## [SET TASK]
Output exactly the lines from the first one down to the line containing "18, lineHeight: 1.3", inclusive.

......

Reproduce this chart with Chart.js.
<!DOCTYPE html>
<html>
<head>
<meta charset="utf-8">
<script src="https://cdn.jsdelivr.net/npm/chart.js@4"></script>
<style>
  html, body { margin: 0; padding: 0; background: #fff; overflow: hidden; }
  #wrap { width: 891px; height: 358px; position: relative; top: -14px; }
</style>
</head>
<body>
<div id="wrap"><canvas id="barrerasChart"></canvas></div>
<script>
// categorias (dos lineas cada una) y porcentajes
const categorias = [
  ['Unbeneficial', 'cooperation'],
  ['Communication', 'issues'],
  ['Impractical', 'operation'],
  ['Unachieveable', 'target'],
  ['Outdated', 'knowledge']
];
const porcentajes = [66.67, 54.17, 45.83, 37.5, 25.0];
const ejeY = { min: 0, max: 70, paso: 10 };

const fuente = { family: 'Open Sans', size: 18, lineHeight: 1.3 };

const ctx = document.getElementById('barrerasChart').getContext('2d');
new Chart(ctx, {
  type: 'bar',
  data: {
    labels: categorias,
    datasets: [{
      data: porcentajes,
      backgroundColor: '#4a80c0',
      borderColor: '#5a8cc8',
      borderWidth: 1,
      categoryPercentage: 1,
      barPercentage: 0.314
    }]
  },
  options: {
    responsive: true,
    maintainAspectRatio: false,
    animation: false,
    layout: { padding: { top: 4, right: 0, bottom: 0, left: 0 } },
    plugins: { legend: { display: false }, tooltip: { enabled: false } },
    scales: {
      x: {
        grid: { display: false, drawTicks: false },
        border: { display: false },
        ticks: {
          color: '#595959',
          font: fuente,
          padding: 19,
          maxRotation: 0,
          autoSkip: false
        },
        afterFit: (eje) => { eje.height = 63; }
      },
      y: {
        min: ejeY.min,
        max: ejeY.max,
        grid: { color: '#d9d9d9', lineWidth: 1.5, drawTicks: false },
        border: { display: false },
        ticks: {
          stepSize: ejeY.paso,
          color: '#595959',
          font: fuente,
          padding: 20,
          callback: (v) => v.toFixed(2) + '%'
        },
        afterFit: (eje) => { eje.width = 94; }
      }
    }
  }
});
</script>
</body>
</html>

......

## [EXERCISE RESPONSE]
Reproduce this chart with Chart.js.
<!DOCTYPE html>
<html>
<head>
<meta charset="utf-8">
<script src="https://cdn.jsdelivr.net/npm/chart.js@4"></script>
<style>
  html, body { margin: 0; padding: 0; background: #fff; overflow: hidden; }
  #wrap { width: 891px; height: 358px; position: relative; top: -14px; }
</style>
</head>
<body>
<div id="wrap"><canvas id="barrerasChart"></canvas></div>
<script>
// categorias (dos lineas cada una) y porcentajes
const categorias = [
  ['Unbeneficial', 'cooperation'],
  ['Communication', 'issues'],
  ['Impractical', 'operation'],
  ['Unachieveable', 'target'],
  ['Outdated', 'knowledge']
];
const porcentajes = [66.67, 54.17, 45.83, 37.5, 25.0];
const ejeY = { min: 0, max: 70, paso: 10 };

const fuente = { family: 'Open Sans', size: 18, lineHeight: 1.3 };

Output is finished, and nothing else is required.